Humans are destroying the Earth while the other critters live in balance. People have permission to clear millions of acres of bush to make lots of money to buy "stuff" and send their kids to boarding school and have their homes featured in designer magazines. What madness.
The arrogance and stupidity of humans is amazing. The presumption that we are better and wiser than nature and can do what we like to satisfy our greedy instincts is stupid.
The arrogance that we can destroy the habitat of millions of creatures, as if that doesn't matter at all, and that exploitation is applauded and driven by politicians to the Earth's detriment is inexplicable to me.

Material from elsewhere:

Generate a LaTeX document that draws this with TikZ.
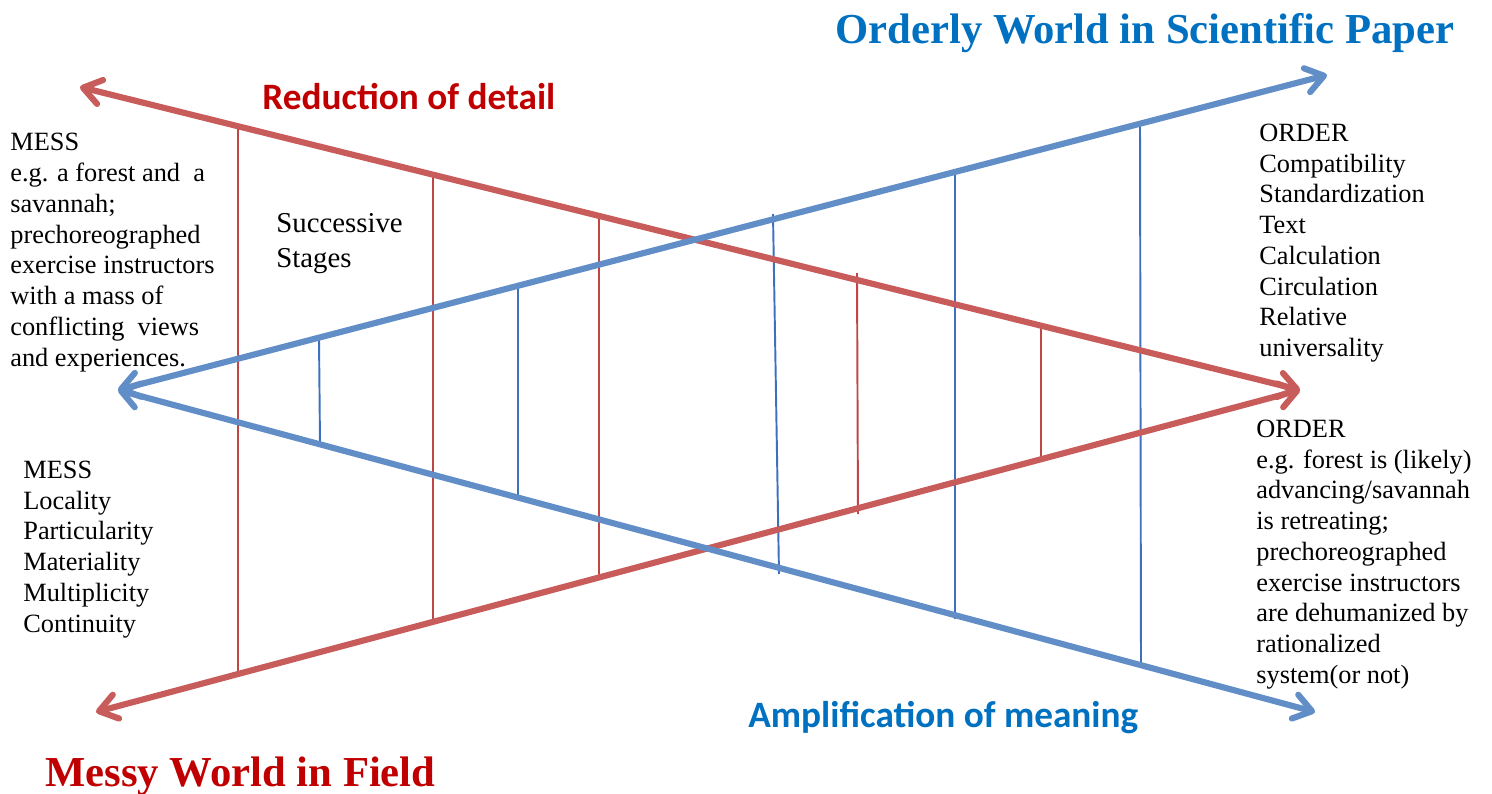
\documentclass[tikz,border=0pt]{standalone}
\usepackage{fontspec}
\setmainfont{Liberation Serif}
\newfontfamily\calibri{Carlito}
\usetikzlibrary{arrows.meta}
\definecolor{redline}{RGB}{200,92,90}
\definecolor{blueline}{RGB}{98,142,200}
\definecolor{redthin}{RGB}{192,70,70}
\definecolor{bluethin}{RGB}{62,112,190}
\definecolor{darkred}{RGB}{192,0,0}
\definecolor{titleblue}{RGB}{0,112,192}
\tikzset{
  barb/.tip={Straight Barb[length=10pt,width=14pt,round]},
  thickred/.style={draw=redline,line width=3.5pt,line cap=round,{barb}-{barb}},
  thickblue/.style={draw=blueline,line width=3.5pt,line cap=round,{barb}-{barb}},
  stagered/.style={draw=redthin,line width=1.1pt},
  stageblue/.style={draw=bluethin,line width=1.1pt},
  body/.style={inner sep=0pt,anchor=north west,align=left,font=\fontsize{15}{17.5}\selectfont},
  serifttl/.style={inner sep=0pt,anchor=base west,font=\fontsize{24.3}{28}\selectfont\bfseries},
  sansttl/.style={inner sep=0pt,anchor=base west,font=\calibri\fontsize{21.2}{25}\selectfont\bfseries},
}
\begin{document}
\begin{tikzpicture}[x=0.02cm,y=-0.02cm]
\useasboundingbox (0,0) rectangle (1492,794);
% end points of the four long lines
\coordinate (rtL) at (80,87);
\coordinate (rR)  at (1300,390);
\coordinate (rbL) at (96,712);
\coordinate (bL)  at (118,390);
\coordinate (btR) at (1327,75);
\coordinate (bbR) at (1315,712);
% stage lines (red)
\coordinate (r1t) at (238,126);  \coordinate (r1b) at (238,676);
\coordinate (r2t) at (433,175);  \coordinate (r2b) at (433,622);
\coordinate (r3t) at (599,216);  \coordinate (r3b) at (599,578);
\coordinate (r4t) at (857,273);  \coordinate (r4b) at (858,514);
\coordinate (r5t) at (1041,326); \coordinate (r5b) at (1041,459);
% stage lines (blue)
\coordinate (b1t) at (319,338);  \coordinate (b1b) at (320,444);
\coordinate (b2t) at (518,286);  \coordinate (b2b) at (518,497);
\coordinate (b3t) at (773,214);  \coordinate (b3b) at (779,574);
\coordinate (b4t) at (955,172);  \coordinate (b4b) at (955,619);
\coordinate (b5t) at (1140,124); \coordinate (b5b) at (1141,666);

\draw[stagered] (r1t) -- (r1b);
\draw[stagered] (r2t) -- (r2b);
\draw[stagered] (r3t) -- (r3b);
\draw[stagered] (r4t) -- (r4b);
\draw[stagered] (r5t) -- (r5b);
\draw[stageblue] (b1t) -- (b1b);
\draw[stageblue] (b2t) -- (b2b);
\draw[stageblue] (b3t) -- (b3b);
\draw[stageblue] (b4t) -- (b4b);
\draw[stageblue] (b5t) -- (b5b);

\draw[thickred]  (rtL) -- (rR);
\draw[thickblue] (bL) -- (btR);
\draw[thickred]  (rbL) -- (rR);
\draw[thickblue] (bL) -- (bbR);

% texts
\node[body,font=\fontsize{15}{17.6}\selectfont] (messA) at (10,132.5)
  {MESS\\e.g. a forest and~ a\\savannah;\\prechoreographed\\exercise instructors\\with a mass of\\conflicting~ views\\and experiences.};
\node[body] (messB) at (23,460.5)
  {MESS\\Locality\\Particularity\\Materiality\\Multiplicity\\Continuity};
\node[body] (orderA) at (1259,123.5)
  {ORDER\\Compatibility\\Standardization\\Text\\Calculation\\Circulation\\Relative\\universality};
\node[body] (orderB) at (1256,419.5)
  {ORDER\\e.g. forest is (likely)\\advancing/savannah\\is retreating;\\prechoreographed\\exercise instructors\\are dehumanized by\\rationalized\\system(or not)};
\node[body,font=\fontsize{16.4}{19.8}\selectfont] (stages) at (276,213)
  {Successive\\Stages};

\node[serifttl,text=titleblue] (orderly) at (835,44) {Orderly World in Scientific Paper};
\node[serifttl,text=darkred] (messy) at (45,786) {Messy World in Field};
\node[sansttl,text=darkred] (reduction) at (262,110) {Reduction of detail};
\node[sansttl,text=titleblue] (amplif) at (748,727) {Amplification of meaning};
\end{tikzpicture}
\end{document}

I would like to say to Melinda Pavey and Neil and others who support logging this is why I am manning the blockade, when I would prefer to be in bed or doing something else. This is why I will continue to do so until Melinda and her government acknowledges the science and comes to their senses. There are alternatives. I'm with you Greta.
Jack Meagher
Bellingen
Australian reality gap
The huge ruckus about killing redundant racehorses for their meat, hide and bones shows the huge gap in reality between the majority of Australians who live in cities and those of us who live rural lives. I in no way condone cruel practices in abattoirs as I have a small head of cattle myself. I also used to have a much-loved horse who died of old age in my paddock and I currently have a pet heifer among my cattle. She has a name, not a number on her ear-tag, and I have no intention of ever sending her to market.
But a redundant racehorse, if not a pet, is no different to a redundant dairy cow. I have eaten dog and horse meat. Dog meat I did not like the taste and what it may have eaten. But horse meat, cooked for me by a friend in Europe, was tasty lean meat, and if I had not been told it was horse meat, I would have thought it was venison, and if I saw it on display at my local butcher, I would buy it.
The other thing it shows is how unaware non-rural Australians are of the drought we are in. Many farmers currently cannot even find feed to buy to feed their breeding stock, which city idiots would like to be fed to redundant racehorses. These are the same people who are against killing all the wild horses in our national parks, which were created to preserve our native fauna and flora, not feral animals.
Since dairy cows give humans longer service than most racehorses, giving us milk, butter, cheese and veal, will there be a pension scheme for them?